Pearson Education’s profits increased 175 percent in the decade following No Child Left Behind.  “Our assessment businesses are in the sweet spot of education policy,” Scardino told investors in 2005 – a year when more than 60 percent of American school kids lived in states giving Pearson tests.
And Sped parents might do a spit take at the excuse this father used to a judge after he had been found guilty in the college entrance scandal story. From the NY Times:
“I’m going to start off by saying, your honor, that I am deeply sorry for the actions that I have taken and the awful and destructive impact it has had on the family, my children,” and children “just like me who have severe learning issues,” Mr. Henriquez said without further explanation. “I never intended to hurt anybody in this process.”
Let me help this guy out with what he meant to say: I never intended - with all my money and privilege to hurt other students, without those two advantages, who were trying to get into college. 
 
Feds are playing hardball with holdout parents pleading not guilty: 
According to several of the lawyers involved in the case, prosecutors gave some parents deadlines of Monday or a few days before to agree to plead guilty, or risk facing a new charge that had the potential to bring a longer sentence. These lawyers said they now expected prosecutors to bring that new charge — known as federal programs bribery — against most, if not all, of the parents who stick to their not-guilty pleas.

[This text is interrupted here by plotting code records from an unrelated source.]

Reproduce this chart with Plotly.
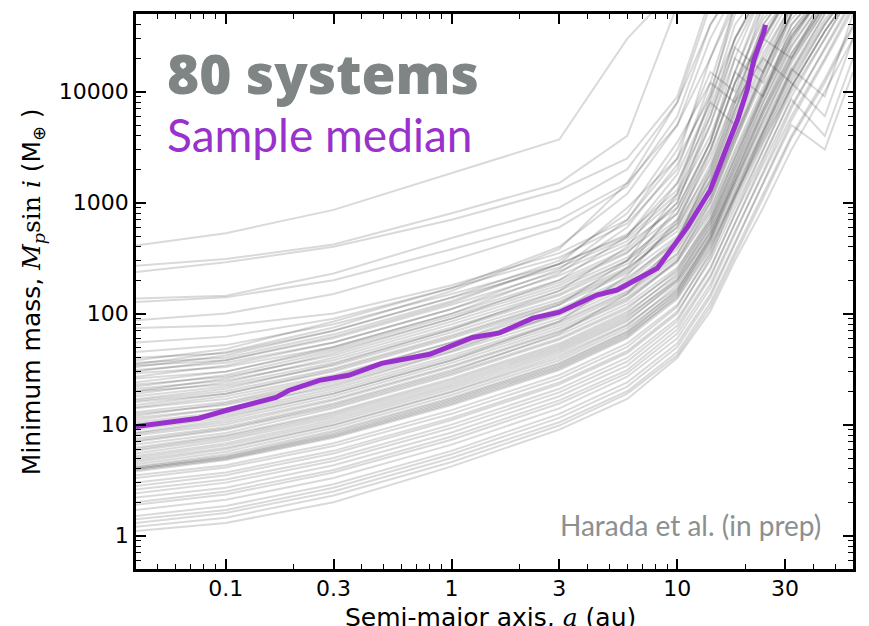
import math
import plotly.graph_objects as go

# Common semi-major-axis grid (au) at which each system's curve was read
a_grid = [0.04, 0.1, 0.3, 1, 3, 6, 10, 14, 18, 24, 32, 45, 60]

# Minimum-mass curves (M_earth) for the 80 systems, read at a_grid
systems = [
    [410, 530, 860, 1850, 3700, 30000, 90000],
    [270, 310, 420, 800, 1500, 4000, 60000],
    [237, 290, 400, 700, 1300, 2500, 9000, 70000],
    [137, 145, 230, 480, 900, 2000, 8000, 60000],
    [127, 140, 200, 380, 700, 1500, 5000, 30000, 80000],
    [87, 100, 150, 300, 600, 1400, 6000, 40000, 90000],
    [74, 78, 100, 180, 350, 700, 2500, 20000, 70000],
    [55, 62, 90, 170, 320, 650, 2000, 12000, 60000],
    [45, 52, 80, 150, 280, 500, 1500, 8000, 40000, 90000],
    [40, 44, 70, 140, 260, 480, 1200, 7000, 30000, 80000],
    [38, 48, 85, 170, 400, 1200, 5000, 20000, 60000],
    [36, 40, 65, 130, 280, 520, 1300, 9000, 60000],
    [35, 45, 75, 160, 380, 1500, 8000, 40000, 90000],
    [34, 38, 60, 120, 240, 450, 1100, 4000, 15000, 70000],
    [33, 42, 70, 140, 300, 800, 3500, 12000, 8000, 40000, 90000],
    [31, 36, 55, 110, 220, 420, 900, 3500, 20000, 80000],
    [30, 38, 62, 125, 280, 900, 2500, 9000, 30000, 90000],
    [29, 33, 50, 100, 200, 380, 1000, 6000, 30000, 90000],
    [27, 34, 55, 110, 250, 700, 3000, 15000, 10000, 60000],
    [26, 30, 48, 95, 190, 360, 800, 3000, 12000, 50000, 90000],
    [24, 30, 50, 100, 230, 600, 2200, 10000, 50000, 90000],
    [23, 27, 42, 85, 170, 320, 700, 2500, 9000, 40000, 90000],
    [22, 28, 46, 90, 180, 350, 1000, 5000, 25000, 80000],
    [21, 25, 38, 75, 150, 300, 650, 2000, 8000, 30000, 80000],
    [20, 26, 44, 90, 200, 500, 1800, 8000, 5000, 30000, 90000],
    [20, 23, 36, 72, 145, 280, 600, 1800, 7000, 25000, 70000],
    [19, 24, 40, 80, 160, 300, 800, 3500, 15000, 60000],
    [18, 22, 34, 68, 135, 260, 550, 1600, 6000, 22000, 60000],
    [17, 21, 35, 72, 160, 400, 1500, 6000, 25000, 15000, 60000],
    [16.5, 20, 32, 64, 128, 250, 600, 2200, 9000, 35000, 80000],
    [16, 19, 30, 60, 120, 230, 500, 1500, 5000, 20000, 60000],
    [15, 19, 31, 62, 125, 240, 650, 2800, 12000, 45000, 90000],
    [14.3, 18, 28, 55, 110, 210, 450, 1300, 4500, 18000, 55000],
    [14, 17, 27, 55, 120, 300, 1200, 5000, 20000, 12000, 50000, 90000],
    [13, 16, 26, 52, 105, 200, 480, 1800, 7000, 30000, 80000],
    [12.5, 15, 24, 48, 96, 180, 400, 1200, 4000, 15000, 50000, 90000],
    [12, 15.5, 25, 50, 100, 190, 450, 1600, 6500, 28000, 80000],
    [11.5, 14, 22, 45, 90, 170, 380, 1100, 3800, 14000, 45000, 90000],
    [11, 14, 23, 46, 100, 260, 900, 3500, 15000, 9000, 40000, 90000],
    [10.5, 13, 21, 42, 85, 160, 350, 1000, 3500, 13000, 40000, 90000],
    [10, 12.5, 20, 40, 82, 155, 340, 1100, 4000, 16000, 50000, 90000],
    [9.5, 12, 19, 38, 78, 150, 320, 900, 3000, 11000, 35000, 80000],
    [9, 11.5, 19, 38, 85, 220, 700, 3000, 12000, 30000, 20000, 70000],
    [8.5, 11, 18, 36, 74, 140, 300, 850, 2800, 10000, 32000, 80000],
    [8.3, 10.5, 17, 34, 70, 135, 290, 800, 2500, 9000, 30000, 80000],
    [8, 10, 16.5, 33, 68, 130, 300, 1000, 3500, 15000, 50000, 90000],
    [7.5, 9.5, 15.5, 31, 64, 122, 260, 700, 2200, 8000, 26000, 70000],
    [7.2, 9.2, 15, 30, 66, 150, 450, 2000, 8000, 20000, 12000, 40000, 90000],
    [7, 9, 14.5, 29, 60, 115, 240, 650, 2000, 7000, 22000, 60000],
    [6.6, 8.4, 14, 28, 58, 110, 250, 750, 2600, 10000, 35000, 90000],
    [6.2, 8, 13, 26, 54, 104, 220, 600, 1800, 6500, 20000, 60000],
    [6, 7.8, 12.5, 25, 52, 100, 230, 700, 2400, 9500, 32000, 80000],
    [5.8, 7.5, 12, 24, 50, 96, 200, 550, 1600, 5500, 18000, 55000],
    [5.5, 7.2, 11.5, 23, 48, 92, 210, 650, 2200, 9000, 30000, 80000],
    [5.2, 6.8, 11, 22, 46, 88, 190, 520, 1500, 5000, 16000, 9000, 50000],
    [5, 6.5, 10.5, 21, 44, 85, 200, 600, 2000, 8000, 28000, 80000],
    [4.8, 6.2, 10, 20, 42, 80, 170, 480, 1400, 4500, 15000, 45000, 90000],
    [4.6, 6, 9.8, 19.5, 40, 78, 180, 550, 1800, 7000, 25000, 70000],
    [4.4, 5.7, 9.3, 18.5, 38, 74, 160, 450, 1300, 4200, 14000, 42000, 90000],
    [4.2, 5.4, 8.8, 17.5, 36, 70, 165, 500, 1700, 6500, 22000, 65000],
    [4.1, 5.2, 8.5, 17, 35, 68, 150, 420, 1200, 4000, 13000, 40000, 90000],
    [4.0, 5.1, 8.2, 16.5, 34, 66, 155, 480, 1600, 6000, 20000, 60000],
    [4.0, 5.0, 8.0, 16, 33, 64, 140, 400, 1150, 3800, 12000, 6000, 30000],
    [3.9, 4.9, 7.8, 15.5, 32, 62, 145, 450, 1500, 5500, 19000, 55000],
    [3.8, 4.8, 7.6, 15, 31, 60, 135, 380, 1100, 3600, 11000, 35000, 80000],
    [3.5, 4.3, 6.8, 13.5, 28, 54, 120, 340, 1000, 3400, 11000, 35000, 80000],
    [3.3, 4.1, 6.4, 12.5, 26, 50, 115, 360, 1200, 4500, 16000, 50000],
    [3.0, 3.7, 5.8, 11.5, 24, 46, 105, 300, 900, 3000, 10000, 30000, 80000],
    [2.8, 3.5, 5.5, 11, 23, 44, 100, 320, 1100, 4200, 15000, 50000],
    [2.6, 3.2, 5.0, 10, 21, 40, 90, 260, 780, 2600, 8500, 4000, 20000],
    [2.4, 3.0, 4.7, 9.3, 19.5, 37, 85, 250, 800, 3000, 11000, 35000, 80000],
    [2.2, 2.7, 4.3, 8.5, 18, 34, 78, 220, 650, 2200, 7500, 24000, 65000],
    [2.0, 2.5, 3.9, 7.8, 16.5, 31, 72, 210, 650, 2400, 9000, 30000, 80000],
    [1.9, 2.35, 3.7, 7.3, 15.5, 29, 66, 185, 550, 1800, 6000, 20000, 60000],
    [1.7, 2.1, 3.3, 6.6, 14, 27, 60, 170, 520, 1900, 7000, 25000, 70000],
    [1.5, 1.85, 2.9, 5.8, 12.5, 24, 54, 150, 440, 1500, 5000, 3000, 15000],
    [1.4, 1.7, 2.7, 5.4, 11.5, 22, 50, 140, 420, 1500, 5500, 19000, 55000],
    [1.3, 1.6, 2.5, 5.0, 10.5, 20, 45, 125, 360, 1200, 4000, 13000, 40000],
    [1.2, 1.45, 2.3, 4.6, 9.8, 19, 42, 115, 330, 1100, 3800, 12000, 38000],
    [1.1, 1.3, 2.0, 4.2, 9.0, 17, 40, 105, 300, 900, 3000, 10000, 30000],
]

# Sample median curve
median_a = [0.04, 0.076, 0.1, 0.167, 0.19, 0.26, 0.35, 0.49, 0.8, 1.24, 1.63,
            2.29, 3.0, 4.4, 5.4, 8.15, 11.1, 14, 16.6, 18.5, 20.4, 21.8, 24.1, 24.6]
median_m = [9.6, 11.4, 13.4, 17.6, 20.3, 25, 27.8, 35.6, 43, 61, 67,
            91, 103, 147, 163, 256, 604, 1300, 3200, 5600, 10400, 19200, 34000, 40000]

x_major = [0.1, 0.3, 1, 3, 10, 30]
x_major_text = ["0.1", "0.3", "1", "3", "10", "30"]
x_minor = [0.05, 0.06, 0.07, 0.08, 0.09, 0.2, 0.4, 0.5, 0.6, 0.7, 0.8, 0.9,
           2, 4, 5, 6, 7, 8, 9, 20, 40, 50]
y_major = [1, 10, 100, 1000, 10000]
y_major_text = ["1", "10", "100", "1000", "10000"]
y_minor = [0.5, 0.6, 0.7, 0.8, 0.9] + [m * d for d in (1, 10, 100, 1000) for m in range(2, 10)] + [20000, 30000, 40000]

fig = go.Figure()
for row in systems:
    fig.add_trace(go.Scatter(
        x=a_grid[:len(row)], y=row, mode="lines",
        line=dict(color="rgba(0,0,0,0.15)", width=2),
        hoverinfo="skip", showlegend=False))

fig.add_trace(go.Scatter(
    x=median_a, y=median_m, mode="lines",
    line=dict(color="#9932CC", width=5), showlegend=False))

axis_common = dict(
    type="log", showline=True, linewidth=2.5, linecolor="black", mirror="ticks",
    ticks="inside", ticklen=10, tickwidth=1.5, tickcolor="black",
    showgrid=False, zeroline=False, automargin=False,
    tickfont=dict(family="DejaVu Sans", size=22, color="black"),
)

fig.update_xaxes(
    range=[math.log10(0.04), math.log10(60)],
    tickmode="array", tickvals=x_major, ticktext=x_major_text,
    ticklabelstandoff=-2,
    minor=dict(tickmode="array", tickvals=x_minor, ticks="inside", ticklen=5,
               tickwidth=1.2, tickcolor="black", showgrid=False),
    **axis_common)
fig.update_yaxes(
    range=[math.log10(0.5), math.log10(50000)],
    tickmode="array", tickvals=y_major, ticktext=y_major_text,
    minor=dict(tickmode="array", tickvals=y_minor, ticks="inside", ticklen=5,
               tickwidth=1.2, tickcolor="black", showgrid=False),
    **axis_common)

serif = "font-family:'DejaVu Serif'"
fig.add_annotation(
    xref="paper", yref="paper", x=0.495, y=-0.088, xanchor="center", yanchor="middle",
    text=f"Semi-major axis, <span style=\"{serif}\"><i>a</i></span> (au)", showarrow=False,
    font=dict(family="DejaVu Sans", size=25, color="black"))
fig.add_annotation(
    xref="paper", yref="paper", x=-0.1437, y=0.5005, xanchor="center", yanchor="middle",
    textangle=-90,
    text=(f"Minimum mass, <span style=\"{serif}\"><i>M</i><sub><i>p</i></sub>sin <i>i</i></span>"
          " (M<sub>⊕</sub> )"),
    showarrow=False, font=dict(family="DejaVu Sans", size=25, color="black"))

fig.add_annotation(
    xref="paper", yref="paper", x=0.040, y=(569 - 72) / 555, xanchor="left", yanchor="middle",
    text="80 systems", showarrow=False,
    font=dict(family="Open Sans", size=55, color="#7f8484", weight=800))
fig.add_annotation(
    xref="paper", yref="paper", x=0.040, y=(569 - 134) / 555, xanchor="left", yanchor="middle",
    text="Sample median", showarrow=False,
    font=dict(family="Lato", size=46, color="#9932CC"))
fig.add_annotation(
    xref="paper", yref="paper", x=0.958, y=0.080, xanchor="right", yanchor="middle",
    text="Harada et al. (in prep)", showarrow=False,
    font=dict(family="Lato", size=28, color="#8c9090"))

# The page body has an 8 px default margin, so the figure is shrunk by 8 px
# and its left/top margins reduced so the plot area lands where the reference has it.
fig.update_layout(
    width=861, height=618,
    margin=dict(l=128, r=16, t=6, b=57),
    paper_bgcolor="white", plot_bgcolor="white",
    showlegend=False,
)

fig.write_html("out.html")
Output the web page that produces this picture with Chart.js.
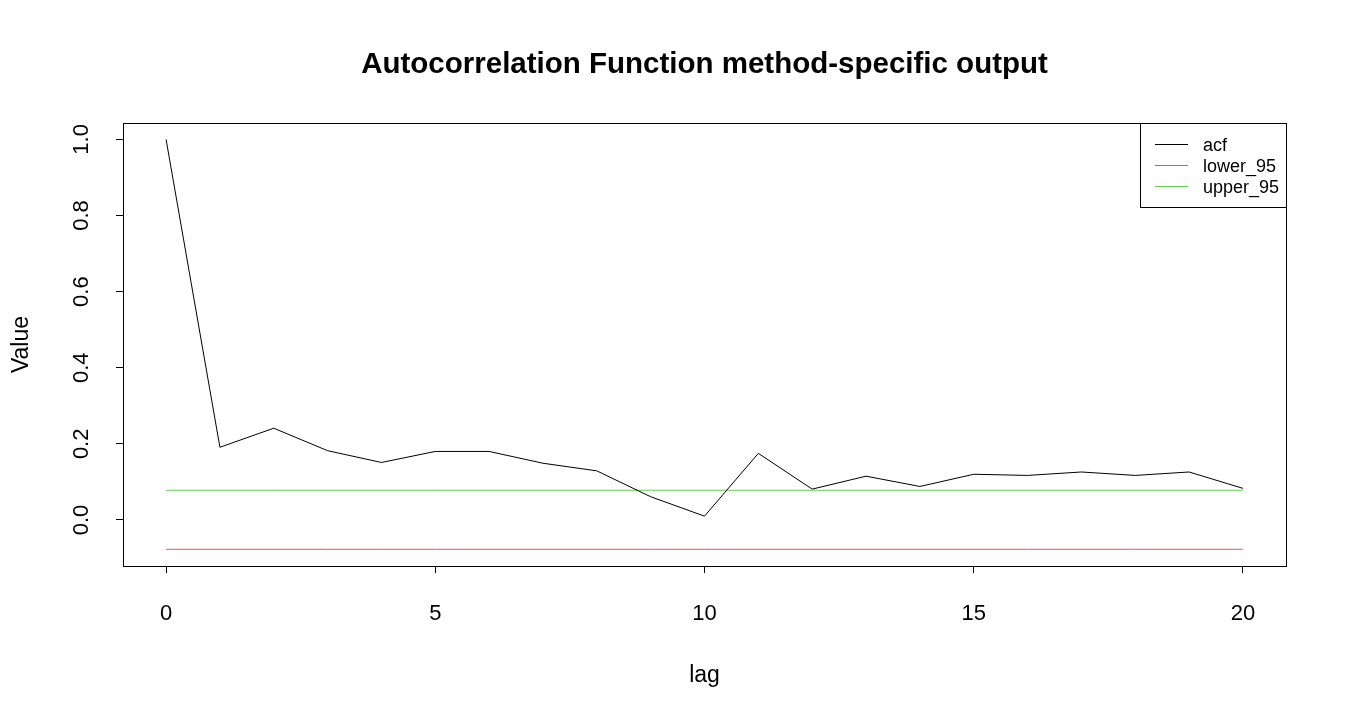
<!DOCTYPE html>
<html>
<head>
<meta charset="utf-8">
<script src="https://cdn.jsdelivr.net/npm/chart.js@4/dist/chart.umd.min.js"></script>
<style>
  body { margin: 0; background: #fff; }
  canvas { display: block; }
</style>
</head>
<body>
<canvas id="myChart" width="1350" height="720"></canvas>
<script>
const ctx = document.getElementById("myChart");

// lags 0..20
var lags = [0, 1, 2, 3, 4, 5, 6, 7, 8, 9, 10, 11, 12, 13, 14, 15, 16, 17, 18, 19, 20];
var acfValues = [1.0, 0.191, 0.241, 0.182, 0.151, 0.180, 0.180, 0.149, 0.129, 0.061, 0.010,
                 0.175, 0.081, 0.115, 0.088, 0.120, 0.117, 0.126, 0.117, 0.126, 0.083];
var lowerValues = lags.map(() => -0.077);
var upperValues = lags.map(() => 0.078);
var seriesNames = ["acf", "lower_95", "upper_95"];
var seriesColors = ["#000000", "#DF536B", "#61D04F"];
var xTicks = [0, 5, 10, 15, 20];
var yTicks = [0.0, 0.2, 0.4, 0.6, 0.8, 1.0];

var FONT = "'Liberation Sans', Arial, sans-serif";

function pts(vals) {
    return lags.map((l, i) => ({ x: l, y: vals[i] }));
}

const rPlot = {
    id: "rPlot",
    afterDraw(chart) {
        const c = chart.ctx;
        const a = chart.chartArea;
        const ys = chart.scales.y;
        c.save();
        // box
        c.strokeStyle = "#000";
        c.lineWidth = 1;
        c.strokeRect(Math.round(a.left) + 0.5, Math.round(a.top) + 0.5,
            Math.round(a.right - a.left), Math.round(a.bottom - a.top));

        // y tick labels, rotated like R
        c.fillStyle = "#000";
        c.font = "22px " + FONT;
        c.textAlign = "center";
        c.textBaseline = "alphabetic";
        yTicks.forEach(v => {
            const py = ys.getPixelForValue(v);
            c.save();
            c.translate(88, py);
            c.rotate(-Math.PI / 2);
            c.fillText(v.toFixed(1), 0, 0);
            c.restore();
        });

        // title
        c.font = "bold 29.5px " + FONT;
        c.fillText("Autocorrelation Function method-specific output", (a.left + a.right) / 2, 73);

        // axis titles
        c.font = "23px " + FONT;
        c.fillText("lag", (a.left + a.right) / 2, 682);
        c.save();
        c.translate(28, (a.top + a.bottom) / 2);
        c.rotate(-Math.PI / 2);
        c.fillText("Value", 0, 0);
        c.restore();

        // legend
        const lx = 1140, ly = Math.round(a.top), lw = Math.round(a.right) - 1140, lh = 84;
        c.fillStyle = "#fff";
        c.fillRect(lx, ly, lw, lh);
        c.strokeStyle = "#000";
        c.strokeRect(lx + 0.5, ly + 0.5, lw, lh);
        c.font = "18px " + FONT;
        c.textAlign = "left";
        const rows = [151, 172, 193];
        seriesNames.forEach((name, i) => {
            c.strokeStyle = seriesColors[i];
            c.beginPath();
            c.moveTo(1155, rows[i] - 6.5);
            c.lineTo(1188, rows[i] - 6.5);
            c.stroke();
            c.fillStyle = "#000";
            c.fillText(name, 1203, rows[i]);
        });
        c.restore();
    }
};

new Chart(ctx, {
    type: "line",
    data: {
        datasets: [
            { label: seriesNames[0], data: pts(acfValues), borderColor: seriesColors[0] },
            { label: seriesNames[1], data: pts(lowerValues), borderColor: seriesColors[1] },
            { label: seriesNames[2], data: pts(upperValues), borderColor: seriesColors[2] },
        ],
    },
    options: {
        responsive: false,
        animation: false,
        devicePixelRatio: 1,
        elements: {
            point: { radius: 0 },
            line: { borderWidth: 1, tension: 0 },
        },
        layout: { padding: { top: 123, right: 64, left: 0, bottom: 0 } },
        plugins: {
            legend: { display: false },
            tooltip: { enabled: false },
            title: { display: false },
        },
        scales: {
            x: {
                type: "linear",
                min: -0.8,
                max: 20.8,
                afterBuildTicks: (s) => { s.ticks = xTicks.map(v => ({ value: v })); },
                afterFit: (s) => { s.height = 154; },
                border: { display: false },
                grid: { drawOnChartArea: false, drawTicks: true, tickLength: 7, color: "#000" },
                ticks: {
                    color: "#000",
                    padding: 28,
                    maxRotation: 0,
                    font: { size: 22, family: FONT },
                },
            },
            y: {
                type: "linear",
                min: -0.121,
                max: 1.043,
                afterBuildTicks: (s) => { s.ticks = yTicks.map(v => ({ value: v })); },
                afterFit: (s) => { s.width = 123; },
                border: { display: false },
                grid: { drawOnChartArea: false, drawTicks: true, tickLength: 7, color: "#000" },
                ticks: { display: false },
            },
        },
    },
    plugins: [rPlot],
});
</script>
</body>
</html>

Two documentaries of interest.  One is The Kids We Lose which is available for viewing online thru PBS.
When behaviorally-challenged children enter schools many educators are not able to mitigate the nonconforming behaviors. This film investigates how the system uses discipline rather than effective measures, leading to a school-to-prison pipeline for many disadvantaged students. 
The other is one made locally by Native youth called Honoring Licton Springs.  A viewing will be at Seattle Central Library on Saturday, October 26th from 1-3 pm.
What happens when a group of talented Native youth learn skills to be civic leaders and budding community journalists? In early 2019, members of Clear Sky Native Youth Council began investigating the importance of sacred sites. By interviewing local Indigenous elders and learning how to do video interviews, the group lays out a compelling understanding why Licton Springs, Seattle’s last publicly known Native sacred site is a place to be honored and cared for.
The video screening of their short documentary will be accompanied by a youth discussion and mini keynote from Thomas Speer and Matt Remle.  This project was made possible with a grant from Seattle Public Library Foundation with production support from Indigenous Showcase.